I followed the first edition of this book during my master's degree Data Mining course. This is a good book (not too math heavy like [0]). It is a good book for somebody getting into data mining but it is more theoretical. For another excellent book that concentrates on building models using R I highly recommend [1] which has a great balance of theory and practical. Fun fact regarding [1] - one of the authors is the daughter of the renowned physicist Ed Witten.
I'm excited to take this class this fall at the U of M. I've heard that the fall course is more algorithmically rigorous than the spring course because the computer science department tries to open it up to non-CS majors at that time (biology majors interested in bioinformatics, for example). The professor, George Karypis, has a reputation on campus. I'm doing a dual degree in statistical science and CS so I'm looking forward to seeing how this compares to some similar class offered by the stats department.

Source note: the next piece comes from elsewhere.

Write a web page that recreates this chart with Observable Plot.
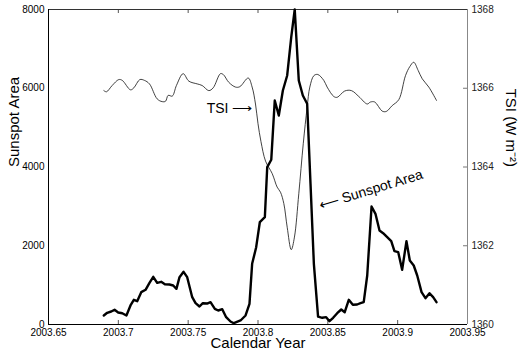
<!DOCTYPE html>
<html>
<head>
<meta charset="utf-8">
<script src="https://cdn.jsdelivr.net/npm/d3@7"></script>
<script src="https://cdn.jsdelivr.net/npm/@observablehq/plot@0.6"></script>
<style>
  html, body { margin: 0; padding: 0; background: #fff; }
</style>
</head>
<body>
<div id="chart"></div>
<script>
// ---- data ----
const sunYears = [2003.6896,2003.6920,2003.6949,2003.6973,2003.6999,2003.7028,2003.7058,2003.7087,2003.7111,2003.7135,
  2003.7164,2003.7195,2003.7223,2003.7250,2003.7278,2003.7307,2003.7333,2003.7366,2003.7393,2003.7416,
  2003.7438,2003.7467,2003.7493,2003.7529,2003.7553,2003.7581,2003.7605,2003.7636,2003.7660,2003.7691,
  2003.7715,2003.7744,2003.7772,2003.7803,2003.7827,2003.7875,2003.7911,2003.7939,2003.7958,2003.7987,
  2003.8013,2003.8049,2003.8066,2003.8095,2003.8120,2003.8149,2003.8178,2003.8209,2003.8238,2003.8263,
  2003.8292,2003.8321,2003.8352,2003.8376,2003.8400,2003.8430,2003.8460,2003.8488,2003.8512,2003.8538,
  2003.8567,2003.8596,2003.8621,2003.8650,2003.8679,2003.8710,2003.8734,2003.8757,2003.8782,2003.8813,
  2003.8841,2003.8870,2003.8896,2003.8925,2003.8954,2003.8977,2003.9004,2003.9032,2003.9063,2003.9087,
  2003.9115,2003.9140,2003.9171,2003.9199,2003.9228,2003.9254,2003.9278];
const sunArea = [229,297,330,373,305,287,229,483,627,592,
  821,881,1059,1211,1059,1084,1024,1016,990,906,
  1202,1338,1202,694,541,457,541,533,566,398,
  356,389,186,76,33,102,229,525,1541,1964,
  2598,2725,3995,4183,5689,5308,5943,6324,7297,8000,
  6197,5816,5605,3573,1541,200,170,186,85,170,
  287,381,313,627,500,508,541,567,1244,2997,
  2811,2387,2319,2218,2116,1862,1837,1388,2116,1625,
  1498,1244,821,668,795,694,567];

const tsiYears = [2003.6896,2003.6915,2003.6956,2003.7003,2003.7028,2003.7087,2003.7111,2003.7154,2003.7187,2003.7223,
  2003.7278,2003.7314,2003.7338,2003.7357,2003.7386,2003.7416,2003.7464,2003.7505,2003.7565,2003.7600,
  2003.7648,2003.7679,2003.7731,2003.7751,2003.7791,2003.7839,2003.7870,2003.7930,2003.7958,2003.7982,
  2003.8000,2003.8021,2003.8054,2003.8102,2003.8137,2003.8161,2003.8185,2003.8209,2003.8238,2003.8261,
  2003.8292,2003.8324,2003.8352,2003.8371,2003.8400,2003.8428,2003.8471,2003.8495,2003.8543,2003.8567,
  2003.8621,2003.8669,2003.8722,2003.8782,2003.8805,2003.8836,2003.8889,2003.8918,2003.8961,2003.9008,
  2003.9056,2003.9087,2003.9115,2003.9147,2003.9176,2003.9223,2003.9278];
const tsiValues = [1365.94,1365.91,1366.07,1366.22,1366.20,1365.96,1366.01,1366.22,1366.20,1366.11,
  1365.73,1365.66,1365.67,1365.82,1365.80,1366.07,1366.37,1366.18,1366.11,1366.07,
  1365.94,1366.01,1366.37,1366.35,1366.15,1366.03,1366.04,1366.26,1366.03,1365.60,
  1365.10,1364.65,1364.15,1363.83,1363.49,1363.36,1363.07,1362.47,1361.90,1362.22,
  1363.32,1364.59,1365.52,1366.03,1366.32,1366.35,1366.20,1366.03,1365.79,1365.77,
  1365.93,1365.94,1365.79,1365.60,1365.65,1365.65,1365.42,1365.41,1365.56,1365.71,
  1366.32,1366.55,1366.66,1366.45,1366.24,1366.03,1365.69];

const xDomain = [2003.65, 2003.95];
const xTicks = [2003.65, 2003.7, 2003.75, 2003.8, 2003.85, 2003.9, 2003.95];
const areaDomain = [0, 8000];
const areaTicks = [0, 2000, 4000, 6000, 8000];
const tsiDomain = [1360, 1368];
const tsiTicks = [1360, 1362, 1364, 1366, 1368];

const annotations = [
  {x: 2003.7796, y: 5486, text: "TSI \u27F6", rotate: 0},
  {x: 2003.8808, y: 3420, text: "\u27F5 Sunspot Area", rotate: -17}
];

// ---- build ----
const toArea = v => areaDomain[0] + (v - tsiDomain[0]) / (tsiDomain[1] - tsiDomain[0]) * (areaDomain[1] - areaDomain[0]);
const sunspot = sunYears.map((x, i) => ({x, y: sunArea[i]}));
const tsi = tsiYears.map((x, i) => ({x, y: toArea(tsiValues[i])}));

const W = 530, H = 357, mL = 48, mR = 63, mT = 9, mB = 33;
const innerW = W - mL - mR, innerH = H - mT - mB;
const inner = xTicks.slice(1, -1);
const innerY = areaTicks.slice(1, -1);

const chart = Plot.plot({
  width: W, height: H,
  marginLeft: mL, marginRight: mR, marginTop: mT, marginBottom: mB,
  style: {fontFamily: "'Liberation Sans', Arial, Helvetica, sans-serif", fontSize: "10px", background: "#fff", color: "#000"},
  x: {domain: xDomain},
  y: {domain: areaDomain},
  marks: [
    // tick labels
    Plot.axisX(xTicks, {anchor: "bottom", tickSize: 0, tickPadding: 4, label: null, tickFormat: d => String(+d.toFixed(2))}),
    Plot.axisY(areaTicks, {anchor: "left", tickSize: 0, tickPadding: 4, label: null, tickFormat: d => String(d)}),
    Plot.axisY(areaTicks, {anchor: "right", tickSize: 0, tickPadding: 4, label: null,
      tickFormat: d => String(tsiTicks[areaTicks.indexOf(d)]), fill: "#222"}),
    // inward tick marks
    Plot.tickX(inner, {x: d => d, insetTop: innerH - 4, stroke: "#555"}),
    Plot.tickX(inner, {x: d => d, insetBottom: innerH - 4, stroke: "#555"}),
    Plot.tickY(innerY, {y: d => d, insetLeft: innerW - 4, stroke: "#777"}),
    // box
    Plot.ruleY([areaDomain[1]], {stroke: "#333"}),
    Plot.ruleX([xDomain[1]], {stroke: "#888"}),
    Plot.ruleX([xDomain[0]], {stroke: "#000"}),
    Plot.ruleY([areaDomain[0]], {stroke: "#000"}),
    // data
    Plot.line(tsi, {x: "x", y: "y", stroke: "#111", strokeWidth: 0.8, curve: "catmull-rom"}),
    Plot.line(sunspot, {x: "x", y: "y", stroke: "#000", strokeWidth: 2.4, strokeLinejoin: "round"}),
    // annotations
    Plot.text(annotations, {x: "x", y: "y", text: "text", rotate: "rotate", fontSize: 14, fill: "#000"}),
    // axis titles
    Plot.text(["Sunspot Area"], {frameAnchor: "left", rotate: -90, dx: -34, fontSize: 15, fill: "#000"}),
    Plot.text(["TSI (W m\u207B\u00B2)"], {frameAnchor: "right", rotate: 90, dx: 43, fontSize: 15, fill: "#000"}),
    Plot.text(["Calendar Year"], {frameAnchor: "bottom", dy: 23, fontSize: 15, fill: "#000"})
  ]
});
document.getElementById("chart").appendChild(chart);
</script>
</body>
</html>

1st Edition of this book was excellent. Gives a solid explanation of both data mining/ml techniques and the trade-offs of choosing them.
The update to the chapter of classification was needed. Previously, the section on SVM and ANN was a subpart of a chapter, spanning no more than 10 pages, glad they added more detail there.
They also spend time in early chapters talking about preprocessing and cleaning data, something that often is glossed over.
Well I’m pretty sure it is a textbook (by Pearson a textbook publisher) put together by research PHDs in Data Mining, so textbook pricing seems appropriate to me. I’m more worried whether all that profit just goes to the publishers.